A Paradise Too Far (Y’est où le paradis?) is a Canadian drama film, directed by Denis Langlois and released in 2017. The film stars Maxime Dumontier and Marine Johnson as Samuel and Émilie, a brother and sister with intellectual disabilities who are placed with foster parents Jean (Patrick Renaud) and Diane (Élyse Aussant) following the death of their mother Mado (Véronique Gallant), but who lack a concrete understanding of the concept of death and run away from the foster home in an attempt to find Mado in Matchi-Manitou, where they believe she is.

The film's cast also includes Mathieu Thibodeau and Roseline Lamontagne as Samuel and Émilie in younger childhood flashbacks, as well as Geneviève Morin-Dupont, Marc Barakat, Gisèle Trépanier and Brad Gros-Louis in supporting roles.
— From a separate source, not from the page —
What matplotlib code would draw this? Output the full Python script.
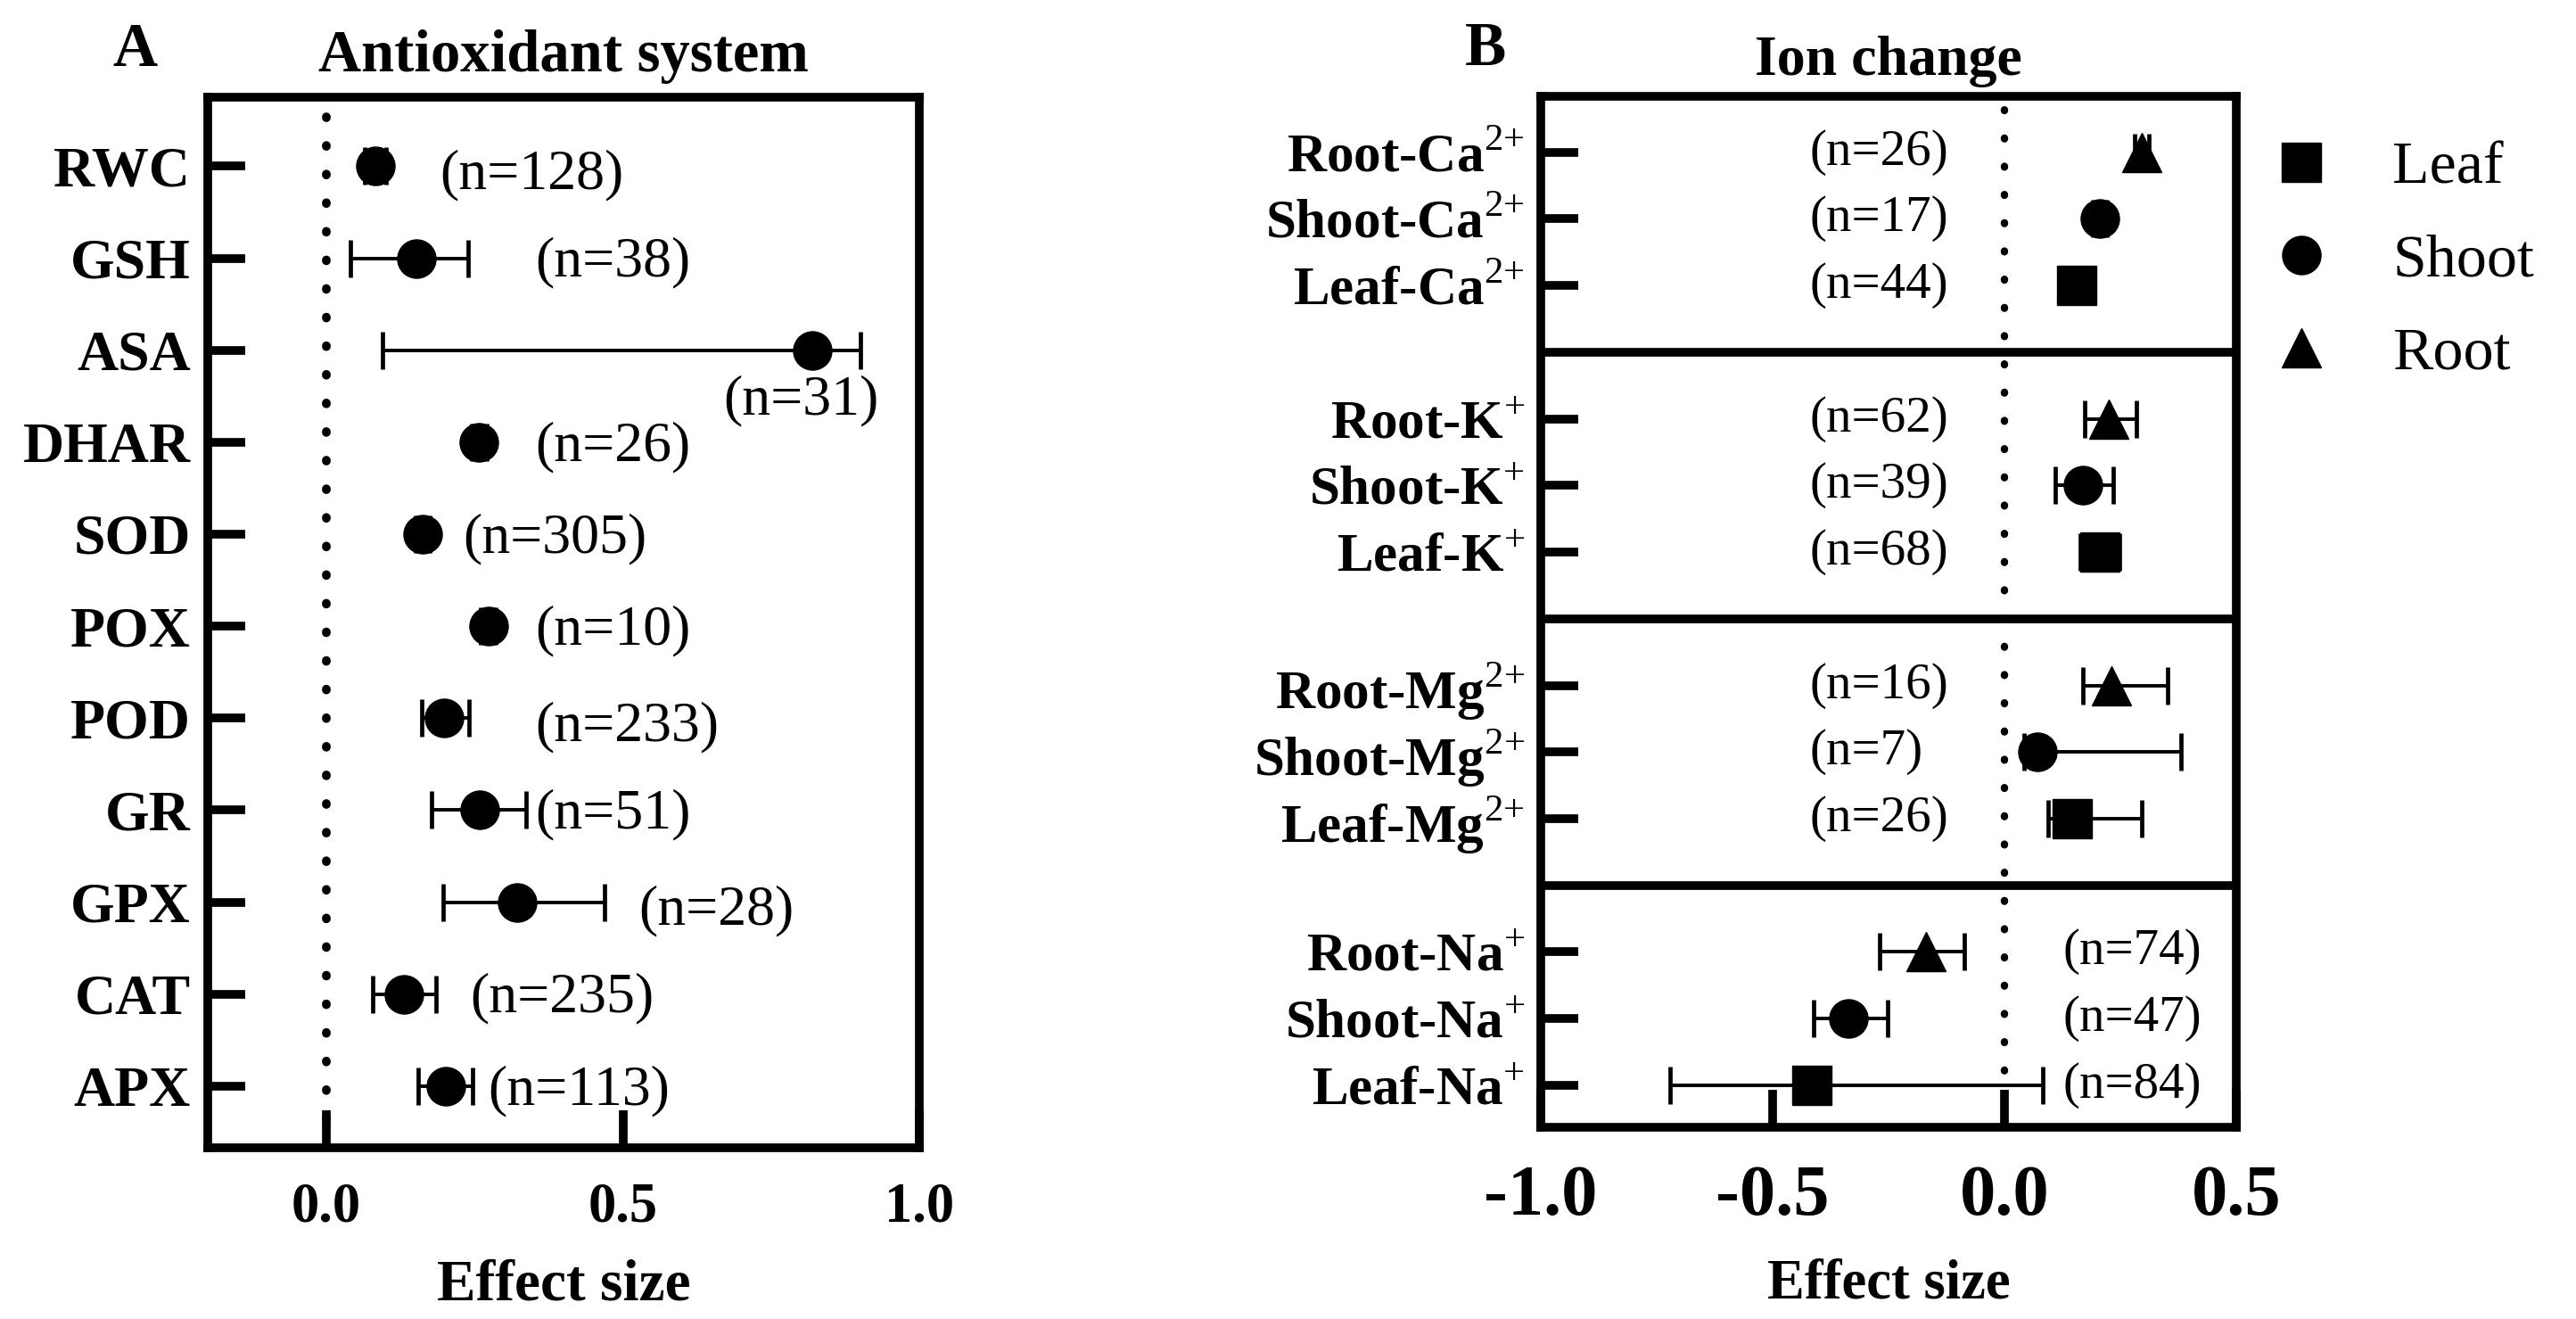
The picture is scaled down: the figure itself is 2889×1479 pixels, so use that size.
import matplotlib
matplotlib.use("Agg")
import matplotlib.pyplot as plt

plt.rcParams['font.family'] = 'Liberation Serif'
plt.rcParams['mathtext.fontset'] = 'custom'
plt.rcParams['mathtext.rm'] = 'Liberation Serif'
plt.rcParams['mathtext.bf'] = 'Liberation Serif:bold'
plt.rcParams['axes.unicode_minus'] = False

# Panel A: antioxidant system
antiox_names = ["RWC", "GSH", "ASA", "DHAR", "SOD", "POX", "POD", "GR", "GPX", "CAT", "APX"]
antiox_mean = [0.082, 0.151, 0.820, 0.257, 0.162, 0.273, 0.199, 0.259, 0.321, 0.130, 0.201]
antiox_low = [0.065, 0.040, 0.094, 0.245, 0.150, 0.260, 0.160, 0.178, 0.197, 0.078, 0.154]
antiox_high = [0.100, 0.239, 0.900, 0.270, 0.175, 0.286, 0.241, 0.336, 0.469, 0.185, 0.246]
antiox_n = [128, 38, 31, 26, 305, 10, 233, 51, 28, 235, 113]

# where the (n=..) labels sit, in data units
antiox_label_x = [0.191, 0.352, 0.669, 0.352, 0.230, 0.352, 0.352, 0.352, 0.526, 0.243, 0.273]
antiox_label_dy = [0.1, 0.05, 0.55, 0.05, 0.05, 0.05, 0.1, 0.05, 0.1, 0.05, 0.05]

# Panel B: ion change
ion_names = ["Root-Ca$^{\\mathrm{2{+}}}$", "Shoot-Ca$^{\\mathrm{2{+}}}$", "Leaf-Ca$^{\\mathrm{2{+}}}$",
             "Root-K$^{\\mathrm{{+}}}$", "Shoot-K$^{\\mathrm{{+}}}$", "Leaf-K$^{\\mathrm{{+}}}$",
             "Root-Mg$^{\\mathrm{2{+}}}$", "Shoot-Mg$^{\\mathrm{2{+}}}$", "Leaf-Mg$^{\\mathrm{2{+}}}$",
             "Root-Na$^{\\mathrm{{+}}}$", "Shoot-Na$^{\\mathrm{{+}}}$", "Leaf-Na$^{\\mathrm{{+}}}$"]
ion_tissue = ["Root", "Shoot", "Leaf"] * 4
ion_mean = [0.296, 0.206, 0.155, 0.225, 0.169, 0.206, 0.230, 0.071, 0.146, -0.169, -0.337, -0.416]
ion_low = [0.280, 0.190, 0.140, 0.174, 0.109, 0.163, 0.170, 0.043, 0.094, -0.270, -0.412, -0.721]
ion_high = [0.312, 0.222, 0.170, 0.285, 0.234, 0.249, 0.352, 0.380, 0.296, -0.086, -0.251, 0.082]
ion_n = [26, 17, 44, 62, 39, 68, 16, 7, 26, 74, 47, 84]
ion_label_x = [-0.42] * 9 + [0.127] * 3

tissues = ["Leaf", "Shoot", "Root"]
tissue_markers = {"Leaf": "s", "Shoot": "o", "Root": "^"}

fig = plt.figure(figsize=(28.89, 14.79), dpi=100)
axA = fig.add_axes([0.0807, 0.1298, 0.2762, 0.7965])
axB = fig.add_axes([0.5981, 0.1454, 0.2700, 0.7816])

err_kw = dict(fmt="none", ecolor="black", elinewidth=2.8, capsize=15, capthick=3.4, zorder=2)

# ---- Panel A
ya = list(range(len(antiox_names)))
axA.axvline(0, color="black", lw=7, linestyle=(0, (0.1, 3.2)), dash_capstyle="round", zorder=1)
xerr_a = [[m - l for m, l in zip(antiox_mean, antiox_low)],
          [h - m for m, h in zip(antiox_mean, antiox_high)]]
axA.errorbar(antiox_mean, ya, xerr=xerr_a, **err_kw)
axA.plot(antiox_mean, ya, "o", color="black", ms=31, zorder=3)
for i, n in enumerate(antiox_n):
    axA.text(antiox_label_x[i], ya[i] + antiox_label_dy[i], f"(n={n})",
             fontsize=46, va="center", ha="left")

axA.set_xlim(-0.2, 1.0)
axA.set_ylim(10.67, -0.75)
axA.set_yticks(ya, antiox_names, fontsize=46, fontweight="bold")
axA.set_xticks([0.0, 0.5, 1.0], ["0.0", "0.5", "1.0"], fontsize=45, fontweight="bold")
axA.tick_params(axis="both", direction="in", length=30, width=7)
axA.tick_params(axis="y", pad=14)
axA.tick_params(axis="x", pad=28)

# ---- Panel B
yb = [g * 4 + i for g in range(4) for i in range(3)]
axB.axvline(0, color="black", lw=6, linestyle=(0, (0.1, 3.7)), dash_capstyle="round", zorder=1)
for d in [3, 7, 11]:
    axB.axhline(d, color="black", lw=7, zorder=1)
for t in tissues:
    idx = [i for i, tt in enumerate(ion_tissue) if tt == t]
    xs = [ion_mean[i] for i in idx]
    ys = [yb[i] for i in idx]
    err = [[ion_mean[i] - ion_low[i] for i in idx], [ion_high[i] - ion_mean[i] for i in idx]]
    axB.errorbar(xs, ys, xerr=err, **err_kw)
    axB.plot(xs, ys, linestyle="none", marker=tissue_markers[t], color="black",
             ms=31, label=t, zorder=3)
for i, n in enumerate(ion_n):
    axB.text(ion_label_x[i], yb[i], f"(n={n})", fontsize=41, va="center", ha="left")

axB.set_xlim(-1.0, 0.5)
axB.set_ylim(14.63, -0.84)
axB.set_yticks(yb, ion_names, fontsize=44, fontweight="bold")
axB.set_xticks([-1.0, -0.5, 0.0, 0.5], ["-1.0", "-0.5", "0.0", "0.5"], fontsize=58, fontweight="bold")
axB.tick_params(axis="both", direction="in", length=30, width=7)
axB.tick_params(axis="y", pad=13)
axB.tick_params(axis="x", pad=30)

for ax in (axA, axB):
    for s in ax.spines.values():
        s.set_linewidth(7)

axB.legend(loc="upper left", bbox_to_anchor=(0.8816, 0.893), bbox_transform=fig.transFigure,
           frameon=False, fontsize=49, handlelength=1.0, handletextpad=1.0,
           labelspacing=0.62, borderpad=0, borderaxespad=0)

# titles, panel letters, axis labels
fig.text(0.0523, 0.950, "A", fontsize=50, fontweight="bold", ha="center", va="baseline")
fig.text(0.2188, 0.946, "Antioxidant system", fontsize=48, fontweight="bold", ha="center", va="baseline")
fig.text(0.5767, 0.9506, "B", fontsize=50, fontweight="bold", ha="center", va="baseline")
fig.text(0.7331, 0.943, "Ion change", fontsize=46, fontweight="bold", ha="center", va="baseline")
fig.text(0.2188, 0.0142, "Effect size", fontsize=47, fontweight="bold", ha="center", va="baseline")
fig.text(0.7331, 0.0162, "Effect size", fontsize=45, fontweight="bold", ha="center", va="baseline")

fig.savefig("out.png", dpi=100)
The film was shot in winter 2016 in Laval, Oka, La Prairie and Notre-Dame-de-la-Merci, Quebec.

The film had its world premiere at the Miami Film Festival on March 4, 2017, and had its Canadian premiere in November at the Abitibi-Témiscamingue International Film Festival, before going into limited commercial release in Quebec on November 17.